Market structure: Global sugar now looks structurally long — multiple forecasters (Czarnikow +8.7 MMT, Covrig +4.7 MMT, USDA +4.6% to 189.3 MMT) point to a sizeable 2025/26 surplus that should pressure prices into H1-H2 2026. Winners are refiners/consumers (lower input costs) and importers; losers are sugar growers/exporters and commodity funds (CANE, SB futures shorts if crowded). Currency moves (BRL rally) are the principal near-term wild card because a stronger real can curb Brazilian exports and temporarily support prices. Risk assessment: Tail risks include a weather shock in Brazil/India (El Niño/La Niña) or a sudden policy change (India export quota removal/ reinstatement) that could flip the market in 30–90 days and produce >20% moves.

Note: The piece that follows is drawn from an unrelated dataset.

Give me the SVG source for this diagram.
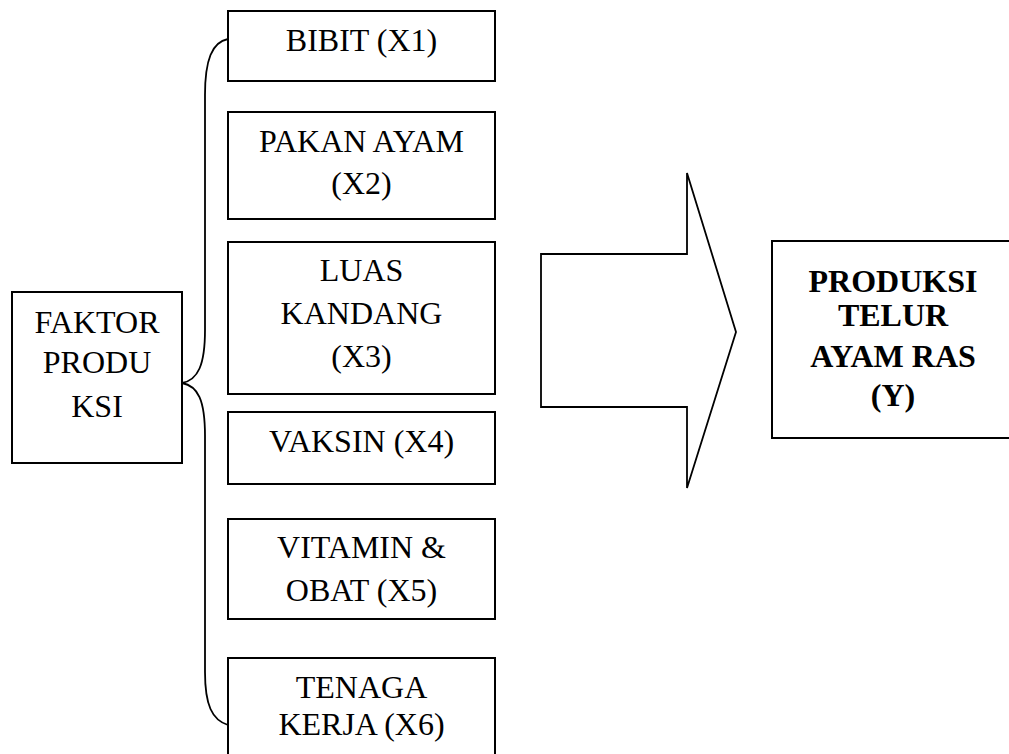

Over immediate (days) horizon watch FX-driven flows; short-term (weeks–months) fundamentals (production reports from Unica/ISMA/Conab) will dominate; long-term (2026/27) weak prices likely reduce acreage and could cut surpluses to ~1–2 MMT per Covrig forecast, supporting a rebound. Trade implications: Favor directional bearish sugar exposure sized conservatively (2–3% NAV) with explicit FX guardrails: initiate short March 2026 ICE sugar (SBH26) or buy put spreads (Mar 2026) targeting 8–15% downside, stop-loss +6%/time stop 90 days. Pair trade: short Teucrium Sugar Fund (CANE) vs long BRL (FX forward or FXE/USDBRL short) only as a volatility hedge — unwind BRL long if BRL rallies >6% from entry. Contrarian angles: Consensus surplus may be overstated into 2H26 as weak prices contract Brazilian acreage — a 3–4% production cut would tighten the market materially and spark squeezes. Avoid large outright short gamma; prefer limited-risk put spreads or 60–90 day calendars and keep position size <3% NAV until India export policy is fixed (monitor official export allotments within next 30–60 days).